=== AVAILABLE DATA ===
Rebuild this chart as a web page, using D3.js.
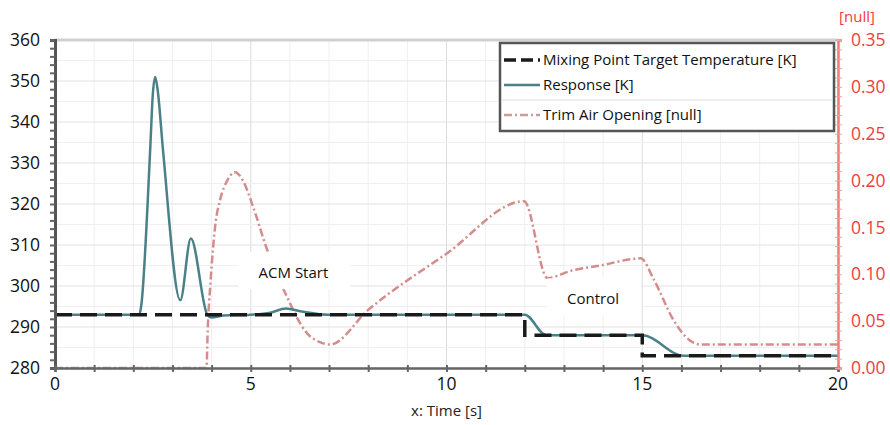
<!DOCTYPE html>
<html><head><meta charset="utf-8">
<script src="https://cdn.jsdelivr.net/npm/d3@7"></script>
<style>body{margin:0;background:#fff}svg{display:block;font-family:"Open Sans",sans-serif}</style>
</head><body><svg id="c" width="890" height="425"></svg>
<script>
// ---- data ----
const targetTime = [0, 12, 12, 15, 15, 20];
const targetTemp = [293, 293, 288, 288, 283, 283];

const responseTime = [0, 2.15, 2.2, 2.43, 2.5, 2.56, 2.62, 2.76, 3.2, 3.47, 3.89, 4.0, 4.3, 5.0, 5.5, 5.9, 6.3, 7.0, 12.0, 12.55, 15.0, 16.05, 20];
const responseTemp = [293, 293, 295, 333, 347, 351, 348, 333, 296.5, 311.6, 293, 292.3, 292.8, 293, 293.5, 294.5, 293.8, 293, 293, 288, 288, 283, 283];

const trimTime = [0, 3.87, 3.9, 3.97, 4.09, 4.22, 4.4, 4.6, 4.8, 5.06, 5.42, 5.88, 6.44, 6.8, 7.02, 8.0, 10.0, 11.98, 12.58, 13.2, 14.0, 14.7, 14.96, 15.3, 15.8, 16.2, 16.5, 20];
const trimOpen = [0, 0, 0.04, 0.09, 0.151, 0.18, 0.2, 0.209, 0.2, 0.172, 0.126, 0.08, 0.037, 0.027, 0.025, 0.062, 0.122, 0.178, 0.096, 0.104, 0.11, 0.116, 0.117, 0.094, 0.051, 0.03, 0.025, 0.025];

const xTicks = [0, 5, 10, 15, 20];
const yLeftTicks = [280, 290, 300, 310, 320, 330, 340, 350, 360];
const yRightTicks = [0, 0.05, 0.10, 0.15, 0.20, 0.25, 0.30, 0.35];
const seriesNames = ["Mixing Point Target Temperature [K]", "Response [K]", "Trim Air Opening [null]"];
const annotations = [{text: "ACM Start", t: 5.2, v: 303.2}, {text: "Control", t: 13.08, v: 296.8}];

// ---- layout ----
const svg = d3.select("#c");
const L = 55, R = 838, T = 40, B = 368;
const x = d3.scaleLinear().domain([0, 20]).range([L, R]);
const yL = d3.scaleLinear().domain([280, 360]).range([B, T]);
const yR = d3.scaleLinear().domain([0, 0.35]).range([B, T]);

// grid
const g = svg.append("g");
g.selectAll(".vmin").data(d3.range(0, 20.01, 1)).join("line")
  .attr("x1", d => x(d)).attr("x2", d => x(d)).attr("y1", T).attr("y2", B)
  .attr("stroke", d => d % 5 === 0 ? "#dcdcdc" : "#efefef").attr("stroke-width", 1);
g.selectAll(".hmin").data(d3.range(280, 360.01, 5)).join("line")
  .attr("y1", d => yL(d)).attr("y2", d => yL(d)).attr("x1", L).attr("x2", R)
  .attr("stroke", d => d % 10 === 0 ? "#e2e2e2" : "#f0f0f0").attr("stroke-width", 1);
// top border
svg.append("line").attr("x1", L).attr("x2", R).attr("y1", T).attr("y2", T).attr("stroke", "#d0d0d0").attr("stroke-width", 3);

// series
const tgtData = targetTime.map((t, i) => [t, targetTemp[i]]);
const respData = responseTime.map((t, i) => [t, responseTemp[i]]);
const trimData = trimTime.map((t, i) => [t, trimOpen[i]]);

svg.append("path").datum(trimData)
  .attr("d", d3.line().x(d => x(d[0])).y(d => yR(d[1])).curve(d3.curveMonotoneX))
  .attr("fill", "none").attr("stroke", "#d48c8c").attr("stroke-width", 2.5)
  .attr("stroke-dasharray", "8,3,2,3");
svg.append("path").datum(respData)
  .attr("d", d3.line().x(d => x(d[0])).y(d => yL(d[1])).curve(d3.curveMonotoneX))
  .attr("fill", "none").attr("stroke", "#4b8088").attr("stroke-width", 2.5);
svg.append("path").datum(tgtData)
  .attr("d", d3.line().x(d => x(d[0])).y(d => yL(d[1])))
  .attr("fill", "none").attr("stroke", "#1a1a1a").attr("stroke-width", 3.5)
  .attr("stroke-dasharray", "17,8");

// axes
const axL = svg.append("g").attr("transform", `translate(${L},0)`)
  .call(d3.axisLeft(yL).tickValues(d3.range(280, 360.01, 2)).tickSize(5).tickFormat(""));
axL.select(".domain").attr("stroke", "#555").attr("stroke-width", 3);
axL.selectAll(".tick line").attr("stroke", "#666").attr("stroke-width", 2);
svg.append("g").selectAll("text").data(yLeftTicks).join("text")
  .attr("x", 40).attr("y", d => yL(d)).attr("dy", "0.35em").attr("text-anchor", "end")
  .attr("font-size", 17.5).attr("fill", "#111").text(d => d);

const axB = svg.append("g").attr("transform", `translate(0,${B})`)
  .call(d3.axisBottom(x).tickValues(d3.range(0, 20.01, 1)).tickSize(4).tickFormat(""));
axB.select(".domain").attr("stroke", "#666").attr("stroke-width", 2.5);
axB.selectAll(".tick line").attr("stroke", "#666").attr("stroke-width", 2).attr("y1", -3);
svg.append("g").selectAll("text").data(xTicks).join("text")
  .attr("x", d => x(d)).attr("y", 384).attr("dy", "0.35em").attr("text-anchor", "middle")
  .attr("font-size", 17.5).attr("fill", "#111").text(d => d);
svg.append("text").attr("x", x(10)).attr("y", 411).attr("dy", "0.35em").attr("text-anchor", "middle")
  .attr("font-size", 15).attr("fill", "#222").text("x: Time [s]");

const axR = svg.append("g").attr("transform", `translate(${R},0)`)
  .call(d3.axisRight(yR).tickValues(d3.range(0, 0.3501, 0.01)).tickSize(4).tickFormat(""));
axR.select(".domain").attr("stroke", "#f07c7c").attr("stroke-width", 2.5);
axR.selectAll(".tick line").attr("stroke", "#f0a0a0").attr("stroke-width", 1).attr("x1", -3);
svg.append("g").selectAll("text").data(yRightTicks).join("text")
  .attr("x", 851).attr("y", d => yR(d)).attr("dy", "0.35em").attr("text-anchor", "start")
  .attr("font-size", 17.5).attr("fill", "#f03c3c").text(d => d.toFixed(2));
svg.append("text").attr("x", 857).attr("y", 17).attr("dy", "0.35em").attr("text-anchor", "middle")
  .attr("font-size", 15).attr("fill", "#f03c3c").text("[null]");

// annotations
annotations.forEach(a => {
  const t = svg.append("text").attr("x", x(a.t)).attr("y", yL(a.v)).attr("dy", "0.35em")
    .attr("font-size", 15).attr("fill", "#111").text(a.text);
  const bb = t.node().getBBox();
  svg.insert("rect", () => t.node()).attr("x", bb.x - 20).attr("y", bb.y - 10)
    .attr("width", bb.width + 42).attr("height", bb.height + 17).attr("fill", "#fff");
});

// legend
const lg = svg.append("g").attr("transform", "translate(500,43)");
lg.append("rect").attr("width", 334).attr("height", 88).attr("fill", "#fff")
  .attr("stroke", "#555").attr("stroke-width", 2.5);
const rowsY = [17, 42, 72];
lg.append("line").attr("x1", 2).attr("x2", 332).attr("y1", 57).attr("y2", 57).attr("stroke", "#ddd");
const sty = [
  {c: "#1a1a1a", w: 3.5, d: "12,5"},
  {c: "#4b8088", w: 2.5, d: null},
  {c: "#d09a9a", w: 2.5, d: "8,3,2,3"}
];
seriesNames.forEach((n, i) => {
  lg.append("line").attr("x1", 4).attr("x2", 40).attr("y1", rowsY[i]).attr("y2", rowsY[i])
    .attr("stroke", sty[i].c).attr("stroke-width", sty[i].w).attr("stroke-dasharray", sty[i].d);
  lg.append("text").attr("x", 43).attr("y", rowsY[i]).attr("dy", "0.35em")
    .attr("font-size", 15).attr("fill", "#111").text(n);
});
</script></body></html>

=== REQUIREMENT ===
Leave out any pictures, please, and quote only the lines from the top of the data through the line that contains "const targetTemp = [293, 293, 288, 288, 283, 283];".

=== COMPLETED EXERCISE ===
Rebuild this chart as a web page, using D3.js.
<!DOCTYPE html>
<html><head><meta charset="utf-8">
<script src="https://cdn.jsdelivr.net/npm/d3@7"></script>
<style>body{margin:0;background:#fff}svg{display:block;font-family:"Open Sans",sans-serif}</style>
</head><body><svg id="c" width="890" height="425"></svg>
<script>
// ---- data ----
const targetTime = [0, 12, 12, 15, 15, 20];
const targetTemp = [293, 293, 288, 288, 283, 283];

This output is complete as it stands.